- You are nine years old and desperately pleading with your parents to let you have a Christmas tree for the umpteenth time. “Come on,” you whine, putting all your power into your puppy dog eyes. “They’re so pretty!” Dad, who was raised in a kosher household and isn’t too keen on pine needles imbedding themselves in the carpet, shakes his head no. “Sorry kiddo, not today.” Humphing, you turn your eyes on Mom, the Italian-Jewish firebrand and the reason the household even celebrates Christmas, if only in a commercial fashion. She looks at me, then Dad, and sighs. “How about we get one of those silver trees with the LED lights and call it a Chanukah bush?” Later that night, when the little “bush” is lit and shining in the corner of the living room, even Dad has to concede that it looks nice.
- When your relatives come to visit for your 12th birthday, Grandma brings you a copy of Fiddler on The Roof. You are a Broadway freak, so you immediately pop the disc in the minute everyone leaves. As the songs of Anatevka flow through your ears, you can’t help but cry at how beautifully sad the music is. The next morning, you go on Youtube and binge klezmer tunes, allowing your heart to sway along to the mournful cries of the violin.
- Cleaning out your bookshelf sometime well in your teens, you stumble upon an old picture book Dad used to read to you almost every night during winter. It’s a story about a kind old woman with poor eyesight welcoming a bear into her home for latkes after mistaking him for the rabbi. Of course, this being a children’s story, the bear leaves with a belly full of fried potatoes and the old woman discovers her mistake after the REAL rabbi shows up later that night. You shudder to think of what would have happened were the story to take a more realistic turn of events; the poor bear wouldn’t have stood a chance.
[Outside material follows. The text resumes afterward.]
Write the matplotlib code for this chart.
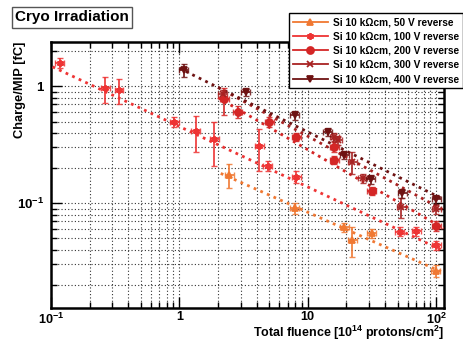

- Your parents give you your Star of David several months after a visit to the Holocaust Museum in D.C. After seeing the piles of shoes worn by dead children, the Nazi propaganda, and the models of the gas chambers, your soul felt as cracked as the glass of Kristalnacht. Now though, as you place the necklace around your head and fasten the clasp, you feel a renewed sense of strength. You may not be the most religious person in the world (you’ve just had meat and cheese in the same dinner, you can’t speak Hebrew, and you never were a bat mitzvah) but you are a part of a people who have survived so much. Ever since that point, the necklace has never been removed from your person.